→ What to produce: In your copy, leave out the pictures; write out all the data exactly.

→ Dataset extract:
"""

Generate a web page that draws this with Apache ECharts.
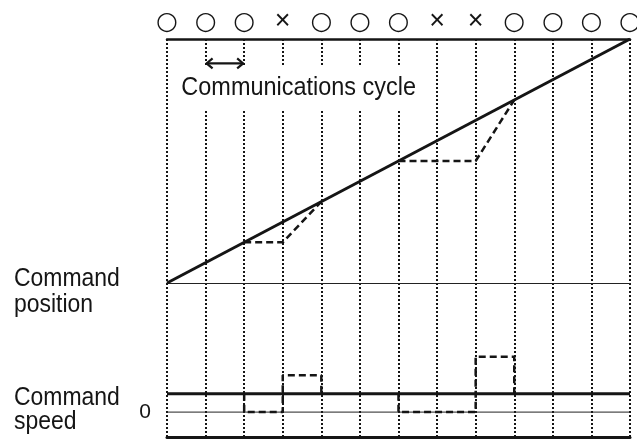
<!DOCTYPE html>
<html>
<head>
<meta charset="utf-8">
<script src="https://cdn.jsdelivr.net/npm/echarts@6/dist/echarts.min.js"></script>
<style>html,body{margin:0;padding:0;background:#fff;}#c{width:637px;height:441px;}</style>
</head>
<body>
<div id="c"></div>
<script>
// ---- data ----
const cycleTicks = [0,1,2,3,4,5,6,7,8,9,10,11,12];
const statusLabels = ['○','○','○','×','○','○','○','×','×','○','○','○','○'];
const commandPositionX = [0, 12];
const commandPositionY = [0, 12];
const actualPositionA_X = [2, 3, 4];
const actualPositionA_Y = [2, 2, 4];
const actualPositionB_X = [6, 8, 9];
const actualPositionB_Y = [6, 6, 9];
const commandSpeedX = [0, 12];
const commandSpeedY = [1, 1];
const actualSpeedA_X = [2, 2, 3, 3, 4, 4];
const actualSpeedA_Y = [1, 0, 0, 2, 2, 1];
const actualSpeedB_X = [6, 6, 8, 8, 9, 9];
const actualSpeedB_Y = [1, 0, 0, 3, 3, 1];
const zeroLineX = [0, 12];
const zeroLineY = [0, 0];
const cycleArrowX = [1, 2];
const cycleArrowLevel = 10.8;
const speedLabelValues = [0];

const zip = (xs, ys) => xs.map((x, i) => [x, ys[i]]);

const FONT = 'Liberation Sans';
const INK = '#151515';
const dotted = { color: INK, width: 2, type: [2, 2] };
const labelFont = '25.5px "Liberation Sans"';

const chart = echarts.init(document.getElementById('c'), null, { renderer: 'canvas' });

const option = {
  animation: false,
  backgroundColor: '#fff',
  grid: [
    { left: 167, right: 7, top: 39, height: 244, containLabel: false, outerBoundsMode: 'none' },
    { left: 167, right: 7, top: 283, height: 154, containLabel: false, outerBoundsMode: 'none' }
  ],
  xAxis: [
    { gridIndex: 0, type: 'value', position: 'bottom', min: 0, max: 12, interval: 1,
      axisLine: { show: true, onZero: false, lineStyle: { color: '#222', width: 1 } },
      axisTick: { show: false }, axisLabel: { show: false },
      splitLine: { show: true, lineStyle: dotted } },
    { gridIndex: 0, type: 'value', position: 'top', min: 0, max: 12, interval: 1,
      axisLine: { show: true, onZero: false, lineStyle: { color: INK, width: 2.5 } },
      axisTick: { show: false },
      axisLabel: { show: true, margin: 4, color: INK,
        showMinLabel: true, showMaxLabel: true, hideOverlap: false,
        formatter: v => (statusLabels[Math.round(v)] === '×' ? '{x|×}' : '{c|○}'),
        rich: {
          c: { fontFamily: 'DejaVu Sans', fontSize: 25, color: INK },
          x: { fontFamily: FONT, fontSize: 27, color: INK }
        } },
      splitLine: { show: false } },
    { gridIndex: 1, type: 'value', position: 'bottom', min: 0, max: 12, interval: 1,
      axisLine: { show: true, onZero: false, lineStyle: { color: INK, width: 3 } },
      axisTick: { show: false }, axisLabel: { show: false },
      splitLine: { show: true, lineStyle: dotted } }
  ],
  yAxis: [
    { gridIndex: 0, type: 'value', min: 0, max: 12, show: false },
    { gridIndex: 1, type: 'value', min: -1.35, max: 7,
      axisLine: { show: false }, axisTick: { show: false }, splitLine: { show: false },
      axisLabel: { show: true, customValues: speedLabelValues, margin: 16,
        fontFamily: FONT, fontSize: 21, color: INK } }
  ],
  series: [
    { type: 'line', xAxisIndex: 0, yAxisIndex: 0, data: zip(commandPositionX, commandPositionY),
      symbol: 'none', lineStyle: { color: INK, width: 3 }, z: 3 },
    { type: 'line', xAxisIndex: 0, yAxisIndex: 0, data: zip(actualPositionA_X, actualPositionA_Y),
      symbol: 'none', lineStyle: { color: INK, width: 2.5, type: [7, 4] }, z: 2 },
    { type: 'line', xAxisIndex: 0, yAxisIndex: 0, data: zip(actualPositionB_X, actualPositionB_Y),
      symbol: 'none', lineStyle: { color: INK, width: 2.5, type: [7, 4] }, z: 2 },
    { type: 'line', xAxisIndex: 2, yAxisIndex: 1, data: zip(zeroLineX, zeroLineY),
      symbol: 'none', lineStyle: { color: '#222', width: 1 }, z: 1 },
    { type: 'line', xAxisIndex: 2, yAxisIndex: 1, data: zip(commandSpeedX, commandSpeedY),
      symbol: 'none', lineStyle: { color: INK, width: 3 }, z: 3 },
    { type: 'line', xAxisIndex: 2, yAxisIndex: 1, data: zip(actualSpeedA_X, actualSpeedA_Y),
      symbol: 'none', lineStyle: { color: INK, width: 2.5, type: [7, 4] }, z: 2 },
    { type: 'line', xAxisIndex: 2, yAxisIndex: 1, data: zip(actualSpeedB_X, actualSpeedB_Y),
      symbol: 'none', lineStyle: { color: INK, width: 2.5, type: [7, 4] }, z: 2 },
    // double-headed arrow marking one communications cycle
    { type: 'custom', xAxisIndex: 0, yAxisIndex: 0, z: 300, silent: true, clip: false,
      data: [[cycleArrowX[0], cycleArrowX[1], cycleArrowLevel]],
      renderItem: (params, api) => {
        const a = api.coord([api.value(0), api.value(2)]);
        const b = api.coord([api.value(1), api.value(2)]);
        const hl = 7, hh = 5;
        const st = { stroke: INK, lineWidth: 2.2, fill: 'none', lineJoin: 'miter' };
        return { type: 'group', children: [
          { type: 'line', z2: 10, shape: { x1: a[0] + 1, y1: a[1], x2: b[0] - 1, y2: b[1] }, style: st },
          { type: 'polyline', z2: 10, shape: { points: [[a[0] + hl, a[1] - hh], [a[0] + 1, a[1]], [a[0] + hl, a[1] + hh]] }, style: st },
          { type: 'polyline', z2: 10, shape: { points: [[b[0] - hl, b[1] - hh], [b[0] - 1, b[1]], [b[0] - hl, b[1] + hh]] }, style: st }
        ] };
      } }
  ],
  graphic: [
    { type: 'text', x: 174, y: 87.5, scaleX: 0.92, z: 100,
      style: { text: 'Communications cycle', font: labelFont, fill: INK,
        textVerticalAlign: 'middle', backgroundColor: '#fff', padding: [6, 8, 13, 8] } },
    { type: 'text', x: 14, y: 279, scaleX: 0.9, z: 100,
      style: { text: 'Command', font: labelFont, fill: INK, textVerticalAlign: 'middle' } },
    { type: 'text', x: 14, y: 305, scaleX: 0.9, z: 100,
      style: { text: 'position', font: labelFont, fill: INK, textVerticalAlign: 'middle' } },
    { type: 'text', x: 14, y: 397.5, scaleX: 0.9, z: 100,
      style: { text: 'Command', font: labelFont, fill: INK, textVerticalAlign: 'middle' } },
    { type: 'text', x: 14, y: 422, scaleX: 0.9, z: 100,
      style: { text: 'speed', font: labelFont, fill: INK, textVerticalAlign: 'middle' } }
  ]
};
chart.setOption(option);
</script>
</body>
</html>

"""

→ Worked answer:
Generate a web page that draws this with Apache ECharts.
<!DOCTYPE html>
<html>
<head>
<meta charset="utf-8">
<script src="https://cdn.jsdelivr.net/npm/echarts@6/dist/echarts.min.js"></script>
<style>html,body{margin:0;padding:0;background:#fff;}#c{width:637px;height:441px;}</style>
</head>
<body>
<div id="c"></div>
<script>
// ---- data ----
const cycleTicks = [0,1,2,3,4,5,6,7,8,9,10,11,12];
const statusLabels = ['○','○','○','×','○','○','○','×','×','○','○','○','○'];
const commandPositionX = [0, 12];
const commandPositionY = [0, 12];
const actualPositionA_X = [2, 3, 4];
const actualPositionA_Y = [2, 2, 4];
const actualPositionB_X = [6, 8, 9];
const actualPositionB_Y = [6, 6, 9];
const commandSpeedX = [0, 12];
const commandSpeedY = [1, 1];
const actualSpeedA_X = [2, 2, 3, 3, 4, 4];
const actualSpeedA_Y = [1, 0, 0, 2, 2, 1];
const actualSpeedB_X = [6, 6, 8, 8, 9, 9];
const actualSpeedB_Y = [1, 0, 0, 3, 3, 1];
const zeroLineX = [0, 12];
const zeroLineY = [0, 0];
const cycleArrowX = [1, 2];
const cycleArrowLevel = 10.8;
const speedLabelValues = [0];

const zip = (xs, ys) => xs.map((x, i) => [x, ys[i]]);

const FONT = 'Liberation Sans';
const INK = '#151515';
const dotted = { color: INK, width: 2, type: [2, 2] };
const labelFont = '25.5px "Liberation Sans"';

const chart = echarts.init(document.getElementById('c'), null, { renderer: 'canvas' });

const option = {
  animation: false,
  backgroundColor: '#fff',
  grid: [
    { left: 167, right: 7, top: 39, height: 244, containLabel: false, outerBoundsMode: 'none' },
    { left: 167, right: 7, top: 283, height: 154, containLabel: false, outerBoundsMode: 'none' }
  ],
  xAxis: [
    { gridIndex: 0, type: 'value', position: 'bottom', min: 0, max: 12, interval: 1,
      axisLine: { show: true, onZero: false, lineStyle: { color: '#222', width: 1 } },
      axisTick: { show: false }, axisLabel: { show: false },
      splitLine: { show: true, lineStyle: dotted } },
    { gridIndex: 0, type: 'value', position: 'top', min: 0, max: 12, interval: 1,
      axisLine: { show: true, onZero: false, lineStyle: { color: INK, width: 2.5 } },
      axisTick: { show: false },
      axisLabel: { show: true, margin: 4, color: INK,
        showMinLabel: true, showMaxLabel: true, hideOverlap: false,
        formatter: v => (statusLabels[Math.round(v)] === '×' ? '{x|×}' : '{c|○}'),
        rich: {
          c: { fontFamily: 'DejaVu Sans', fontSize: 25, color: INK },
          x: { fontFamily: FONT, fontSize: 27, color: INK }
        } },
      splitLine: { show: false } },
    { gridIndex: 1, type: 'value', position: 'bottom', min: 0, max: 12, interval: 1,
      axisLine: { show: true, onZero: false, lineStyle: { color: INK, width: 3 } },
      axisTick: { show: false }, axisLabel: { show: false },
      splitLine: { show: true, lineStyle: dotted } }
  ],
  yAxis: [
    { gridIndex: 0, type: 'value', min: 0, max: 12, show: false },
    { gridIndex: 1, type: 'value', min: -1.35, max: 7,
      axisLine: { show: false }, axisTick: { show: false }, splitLine: { show: false },
      axisLabel: { show: true, customValues: speedLabelValues, margin: 16,
        fontFamily: FONT, fontSize: 21, color: INK } }
  ],
  series: [
    { type: 'line', xAxisIndex: 0, yAxisIndex: 0, data: zip(commandPositionX, commandPositionY),
      symbol: 'none', lineStyle: { color: INK, width: 3 }, z: 3 },
    { type: 'line', xAxisIndex: 0, yAxisIndex: 0, data: zip(actualPositionA_X, actualPositionA_Y),
      symbol: 'none', lineStyle: { color: INK, width: 2.5, type: [7, 4] }, z: 2 },
    { type: 'line', xAxisIndex: 0, yAxisIndex: 0, data: zip(actualPositionB_X, actualPositionB_Y),
      symbol: 'none', lineStyle: { color: INK, width: 2.5, type: [7, 4] }, z: 2 },
    { type: 'line', xAxisIndex: 2, yAxisIndex: 1, data: zip(zeroLineX, zeroLineY),
      symbol: 'none', lineStyle: { color: '#222', width: 1 }, z: 1 },
    { type: 'line', xAxisIndex: 2, yAxisIndex: 1, data: zip(commandSpeedX, commandSpeedY),
      symbol: 'none', lineStyle: { color: INK, width: 3 }, z: 3 },
    { type: 'line', xAxisIndex: 2, yAxisIndex: 1, data: zip(actualSpeedA_X, actualSpeedA_Y),
      symbol: 'none', lineStyle: { color: INK, width: 2.5, type: [7, 4] }, z: 2 },
    { type: 'line', xAxisIndex: 2, yAxisIndex: 1, data: zip(actualSpeedB_X, actualSpeedB_Y),
      symbol: 'none', lineStyle: { color: INK, width: 2.5, type: [7, 4] }, z: 2 },
    // double-headed arrow marking one communications cycle
    { type: 'custom', xAxisIndex: 0, yAxisIndex: 0, z: 300, silent: true, clip: false,
      data: [[cycleArrowX[0], cycleArrowX[1], cycleArrowLevel]],
      renderItem: (params, api) => {
        const a = api.coord([api.value(0), api.value(2)]);
        const b = api.coord([api.value(1), api.value(2)]);
        const hl = 7, hh = 5;
        const st = { stroke: INK, lineWidth: 2.2, fill: 'none', lineJoin: 'miter' };
        return { type: 'group', children: [
          { type: 'line', z2: 10, shape: { x1: a[0] + 1, y1: a[1], x2: b[0] - 1, y2: b[1] }, style: st },
          { type: 'polyline', z2: 10, shape: { points: [[a[0] + hl, a[1] - hh], [a[0] + 1, a[1]], [a[0] + hl, a[1] + hh]] }, style: st },
          { type: 'polyline', z2: 10, shape: { points: [[b[0] - hl, b[1] - hh], [b[0] - 1, b[1]], [b[0] - hl, b[1] + hh]] }, style: st }
        ] };
      } }
  ],
  graphic: [
    { type: 'text', x: 174, y: 87.5, scaleX: 0.92, z: 100,
      style: { text: 'Communications cycle', font: labelFont, fill: INK,
        textVerticalAlign: 'middle', backgroundColor: '#fff', padding: [6, 8, 13, 8] } },
    { type: 'text', x: 14, y: 279, scaleX: 0.9, z: 100,
      style: { text: 'Command', font: labelFont, fill: INK, textVerticalAlign: 'middle' } },
    { type: 'text', x: 14, y: 305, scaleX: 0.9, z: 100,
      style: { text: 'position', font: labelFont, fill: INK, textVerticalAlign: 'middle' } },
    { type: 'text', x: 14, y: 397.5, scaleX: 0.9, z: 100,
      style: { text: 'Command', font: labelFont, fill: INK, textVerticalAlign: 'middle' } },
    { type: 'text', x: 14, y: 422, scaleX: 0.9, z: 100,
      style: { text: 'speed', font: labelFont, fill: INK, textVerticalAlign: 'middle' } }
  ]
};
chart.setOption(option);
</script>
</body>
</html>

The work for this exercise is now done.